-- begin Task data --
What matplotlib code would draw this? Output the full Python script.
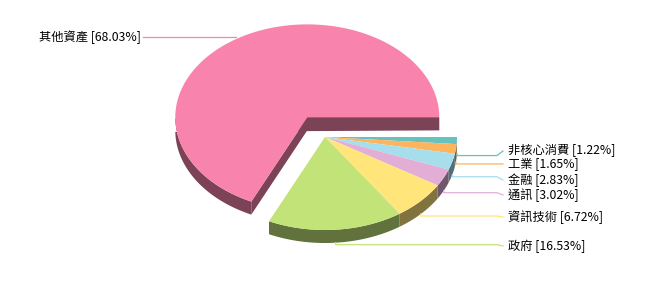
import numpy as np
import matplotlib
matplotlib.use('Agg')
import matplotlib.pyplot as plt
from matplotlib.colors import to_rgb

plt.rcParams['font.family'] = ['Noto Sans CJK TC', 'DejaVu Sans']

# slices, clockwise from 3 o'clock
labels = ['非核心消費', '工業', '金融', '通訊', '資訊技術', '政府', '其他資產']
values = [1.22, 1.65, 2.83, 3.02, 6.72, 16.53, 68.03]
colors = ['#66C2BE', '#FDB45C', '#A6DEEC', '#E2AED6', '#FFE57A', '#C2E377', '#F883AC']
exploded = [False, False, False, False, False, False, True]

# label text heights (pixels) for the right-hand labels
label_y = [151, 164, 180, 195, 217, 246]

cx, cy = 325, 137
rx, ry = 132, 93
depth = 13
explode_px = 33


def pt(c, t, r=1.0, dz=0):
    return (c[0] + rx * r * np.cos(t), c[1] - ry * r * np.sin(t) + dz)


def dark(col, f=0.5):
    return tuple(v * f for v in to_rgb(col))


fig = plt.figure(figsize=(6.5, 3), dpi=100)
ax = fig.add_axes([0, 0, 1, 1])
ax.set_xlim(0, 650)
ax.set_ylim(300, 0)
ax.axis('off')

fr = np.array(values) / sum(values)
ends = -np.cumsum(fr) * 2 * np.pi
starts = np.concatenate([[0], ends[:-1]])

order = [6, 0, 1, 2, 3, 4, 5]
for i in order:
    t1, t2 = starts[i], ends[i]
    mid = (t1 + t2) / 2
    c = (cx, cy)
    if exploded[i]:
        c = (cx + explode_px * np.cos(mid), cy - explode_px * np.sin(mid) * ry / rx)
    side = dark(colors[i])

    # radial cut faces of an exploded slice
    if exploded[i]:
        for t in (t1, t2):
            p = pt(c, t)
            ax.fill([c[0], p[0], p[0], c[0]], [c[1], p[1], p[1] + depth, c[1] + depth],
                    color=side, lw=0, zorder=1)

    # outer side for the front half
    a = np.linspace(t2, t1, 200)
    a = a[np.sin(a) <= 1e-9]
    if len(a):
        xs = c[0] + rx * np.cos(a)
        ys = c[1] - ry * np.sin(a)
        ax.fill(np.concatenate([xs, xs[::-1]]),
                np.concatenate([ys, ys[::-1] + depth]),
                color=side, lw=0, zorder=2)

    # top face
    a = np.linspace(t1, t2, 300)
    xs = np.concatenate([[c[0]], c[0] + rx * np.cos(a)])
    ys = np.concatenate([[c[1]], c[1] - ry * np.sin(a)])
    ax.fill(xs, ys, color=colors[i], lw=0, zorder=3)

    text = f'{labels[i]} [{values[i]:.2f}%]'
    if exploded[i]:
        p = pt(c, mid)
        ax.plot([p[0], 143], [p[1] - 2, p[1] - 2], color=colors[i], lw=0.9, zorder=4)
        ax.text(141, p[1] - 2, text, ha='right', va='center', fontsize=8.8, zorder=5)
    else:
        p = pt(c, mid, dz=depth)
        ly = p[1] + 2
        ty = label_y[i]
        ax.plot([p[0], p[0], 497, 503], [p[1], ly, ly, ty],
                color=colors[i], lw=0.9, zorder=4)
        ax.text(508, ty, text, ha='left', va='center', fontsize=8.8, zorder=5)

fig.savefig('out.png', dpi=100)
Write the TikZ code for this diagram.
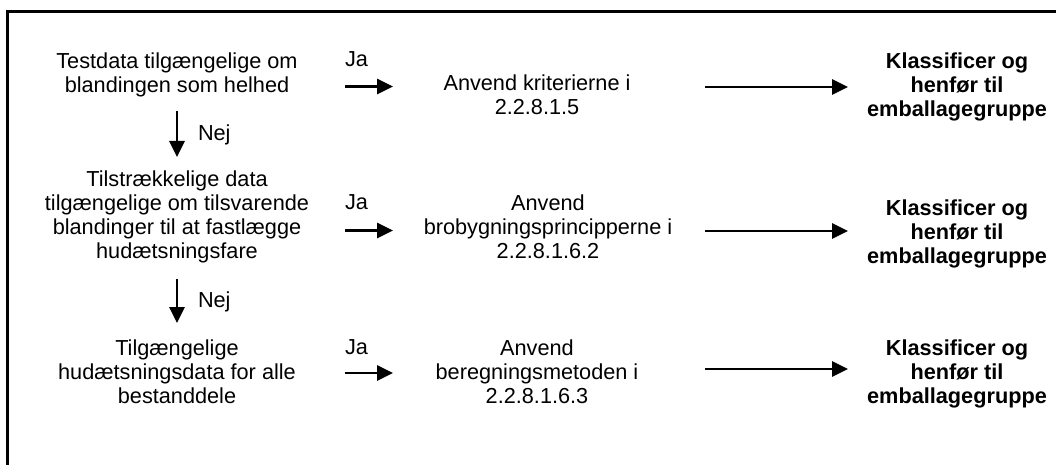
\documentclass[tikz,border=0pt]{standalone}
\usepackage{fontspec}
\setmainfont{Liberation Sans}
\usetikzlibrary{arrows.meta}
\begin{document}
\begin{tikzpicture}[x=1pt,y=-1pt,
  txt/.style={inner sep=0pt,outer sep=0pt,align=center,anchor=north,font=\fontsize{21.7}{24}\selectfont},
  res/.style={txt,font=\fontsize{21.7}{24}\selectfont\bfseries},
  lbl/.style={inner sep=0pt,outer sep=0pt,anchor=north west,font=\fontsize{21.7}{24}\selectfont},
  arr/.style={line width=2.8pt,-{Triangle[length=16pt,width=15pt]}}]
\useasboundingbox (0,0) rectangle (1056,465);
\clip (0,0) rectangle (1056,465);
\draw[line width=3pt] (7.5,12) rectangle (1100,520);
% left column
\node[txt] (l1) at (177,53) {Testdata tilgængelige om\\blandingen som helhed};
\node[txt] (l2) at (177,171) {Tilstrækkelige data\\tilgængelige om tilsvarende\\blandinger til at fastlægge\\hudætsningsfare};
\node[txt] (l3) at (177,340) {Tilgængelige\\hudætsningsdata for alle\\bestanddele};
% middle column
\node[txt] (m1) at (537,75) {Anvend kriterierne i\\2.2.8.1.5};
\node[txt] (m2) at (548,195) {Anvend\\brobygningsprincipperne i\\2.2.8.1.6.2};
\node[txt] (m3) at (537,340) {Anvend\\beregningsmetoden i\\2.2.8.1.6.3};
% right column
\node[res] (k1) at (957,53) {Klassificer og\\henfør til\\emballagegruppe};
\node[res] (k2) at (957,200) {Klassificer og\\henfør til\\emballagegruppe};
\node[res] (k3) at (957,340) {Klassificer og\\henfør til\\emballagegruppe};
% labels
\node[lbl] (ja1) at (345,52) {Ja};
\node[lbl] (ja2) at (345,195) {Ja};
\node[lbl] (ja3) at (345,340) {Ja};
\node[lbl] (nej1) at (198,125) {Nej};
\node[lbl] (nej2) at (198,292) {Nej};
% arrow end points
\coordinate (a1s) at (345,86.5); \coordinate (a1e) at (393,86.5);
\coordinate (b1s) at (705,87);   \coordinate (b1e) at (848,87);
\coordinate (a2s) at (345,230.5);\coordinate (a2e) at (393,230.5);
\coordinate (b2s) at (705,231);  \coordinate (b2e) at (848,231);
\coordinate (a3s) at (345,373);  \coordinate (a3e) at (393,373);
\coordinate (b3s) at (705,369);  \coordinate (b3e) at (848,369);
% connectors
\draw[arr,shorten <=13.6pt,shorten >=14pt] (l1) -- (l2);
\draw[arr,shorten <=15.6pt,shorten >=17pt] (l2) -- (l3);
\draw[arr] (a1s) -- (a1e);
\draw[arr] (b1s) -- (b1e);
\draw[arr] (a2s) -- (a2e);
\draw[arr] (b2s) -- (b2e);
\draw[arr] (a3s) -- (a3e);
\draw[arr] (b3s) -- (b3e);
\end{tikzpicture}
\end{document}
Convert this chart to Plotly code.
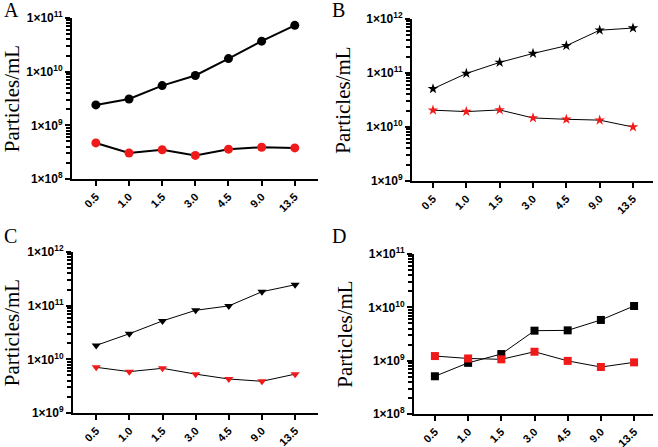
-- end Task data --
→ What the task asks:
All of the lines above should be retyped precisely, apart from the pictures.

→ Output:
What matplotlib code would draw this? Output the full Python script.
import numpy as np
import matplotlib
matplotlib.use('Agg')
import matplotlib.pyplot as plt
from matplotlib.colors import to_rgb

plt.rcParams['font.family'] = ['Noto Sans CJK TC', 'DejaVu Sans']

# slices, clockwise from 3 o'clock
labels = ['非核心消費', '工業', '金融', '通訊', '資訊技術', '政府', '其他資產']
values = [1.22, 1.65, 2.83, 3.02, 6.72, 16.53, 68.03]
colors = ['#66C2BE', '#FDB45C', '#A6DEEC', '#E2AED6', '#FFE57A', '#C2E377', '#F883AC']
exploded = [False, False, False, False, False, False, True]

# label text heights (pixels) for the right-hand labels
label_y = [151, 164, 180, 195, 217, 246]

cx, cy = 325, 137
rx, ry = 132, 93
depth = 13
explode_px = 33


def pt(c, t, r=1.0, dz=0):
    return (c[0] + rx * r * np.cos(t), c[1] - ry * r * np.sin(t) + dz)


def dark(col, f=0.5):
    return tuple(v * f for v in to_rgb(col))


fig = plt.figure(figsize=(6.5, 3), dpi=100)
ax = fig.add_axes([0, 0, 1, 1])
ax.set_xlim(0, 650)
ax.set_ylim(300, 0)
ax.axis('off')

fr = np.array(values) / sum(values)
ends = -np.cumsum(fr) * 2 * np.pi
starts = np.concatenate([[0], ends[:-1]])

order = [6, 0, 1, 2, 3, 4, 5]
for i in order:
    t1, t2 = starts[i], ends[i]
    mid = (t1 + t2) / 2
    c = (cx, cy)
    if exploded[i]:
        c = (cx + explode_px * np.cos(mid), cy - explode_px * np.sin(mid) * ry / rx)
    side = dark(colors[i])

    # radial cut faces of an exploded slice
    if exploded[i]:
        for t in (t1, t2):
            p = pt(c, t)
            ax.fill([c[0], p[0], p[0], c[0]], [c[1], p[1], p[1] + depth, c[1] + depth],
                    color=side, lw=0, zorder=1)

    # outer side for the front half
    a = np.linspace(t2, t1, 200)
    a = a[np.sin(a) <= 1e-9]
    if len(a):
        xs = c[0] + rx * np.cos(a)
        ys = c[1] - ry * np.sin(a)
        ax.fill(np.concatenate([xs, xs[::-1]]),
                np.concatenate([ys, ys[::-1] + depth]),
                color=side, lw=0, zorder=2)

    # top face
    a = np.linspace(t1, t2, 300)
    xs = np.concatenate([[c[0]], c[0] + rx * np.cos(a)])
    ys = np.concatenate([[c[1]], c[1] - ry * np.sin(a)])
    ax.fill(xs, ys, color=colors[i], lw=0, zorder=3)

    text = f'{labels[i]} [{values[i]:.2f}%]'
    if exploded[i]:
        p = pt(c, mid)
        ax.plot([p[0], 143], [p[1] - 2, p[1] - 2], color=colors[i], lw=0.9, zorder=4)
        ax.text(141, p[1] - 2, text, ha='right', va='center', fontsize=8.8, zorder=5)
    else:
        p = pt(c, mid, dz=depth)
        ly = p[1] + 2
        ty = label_y[i]
        ax.plot([p[0], p[0], 497, 503], [p[1], ly, ly, ty],
                color=colors[i], lw=0.9, zorder=4)
        ax.text(508, ty, text, ha='left', va='center', fontsize=8.8, zorder=5)

fig.savefig('out.png', dpi=100)
Write the TikZ code for this diagram.
\documentclass[tikz,border=0pt]{standalone}
\usepackage{fontspec}
\setmainfont{Liberation Sans}
\usetikzlibrary{arrows.meta}
\begin{document}
\begin{tikzpicture}[x=1pt,y=-1pt,
  txt/.style={inner sep=0pt,outer sep=0pt,align=center,anchor=north,font=\fontsize{21.7}{24}\selectfont},
  res/.style={txt,font=\fontsize{21.7}{24}\selectfont\bfseries},
  lbl/.style={inner sep=0pt,outer sep=0pt,anchor=north west,font=\fontsize{21.7}{24}\selectfont},
  arr/.style={line width=2.8pt,-{Triangle[length=16pt,width=15pt]}}]
\useasboundingbox (0,0) rectangle (1056,465);
\clip (0,0) rectangle (1056,465);
\draw[line width=3pt] (7.5,12) rectangle (1100,520);
% left column
\node[txt] (l1) at (177,53) {Testdata tilgængelige om\\blandingen som helhed};
\node[txt] (l2) at (177,171) {Tilstrækkelige data\\tilgængelige om tilsvarende\\blandinger til at fastlægge\\hudætsningsfare};
\node[txt] (l3) at (177,340) {Tilgængelige\\hudætsningsdata for alle\\bestanddele};
% middle column
\node[txt] (m1) at (537,75) {Anvend kriterierne i\\2.2.8.1.5};
\node[txt] (m2) at (548,195) {Anvend\\brobygningsprincipperne i\\2.2.8.1.6.2};
\node[txt] (m3) at (537,340) {Anvend\\beregningsmetoden i\\2.2.8.1.6.3};
% right column
\node[res] (k1) at (957,53) {Klassificer og\\henfør til\\emballagegruppe};
\node[res] (k2) at (957,200) {Klassificer og\\henfør til\\emballagegruppe};
\node[res] (k3) at (957,340) {Klassificer og\\henfør til\\emballagegruppe};
% labels
\node[lbl] (ja1) at (345,52) {Ja};
\node[lbl] (ja2) at (345,195) {Ja};
\node[lbl] (ja3) at (345,340) {Ja};
\node[lbl] (nej1) at (198,125) {Nej};
\node[lbl] (nej2) at (198,292) {Nej};
% arrow end points
\coordinate (a1s) at (345,86.5); \coordinate (a1e) at (393,86.5);
\coordinate (b1s) at (705,87);   \coordinate (b1e) at (848,87);
\coordinate (a2s) at (345,230.5);\coordinate (a2e) at (393,230.5);
\coordinate (b2s) at (705,231);  \coordinate (b2e) at (848,231);
\coordinate (a3s) at (345,373);  \coordinate (a3e) at (393,373);
\coordinate (b3s) at (705,369);  \coordinate (b3e) at (848,369);
% connectors
\draw[arr,shorten <=13.6pt,shorten >=14pt] (l1) -- (l2);
\draw[arr,shorten <=15.6pt,shorten >=17pt] (l2) -- (l3);
\draw[arr] (a1s) -- (a1e);
\draw[arr] (b1s) -- (b1e);
\draw[arr] (a2s) -- (a2e);
\draw[arr] (b2s) -- (b2e);
\draw[arr] (a3s) -- (a3e);
\draw[arr] (b3s) -- (b3e);
\end{tikzpicture}
\end{document}
Convert this chart to Plotly code.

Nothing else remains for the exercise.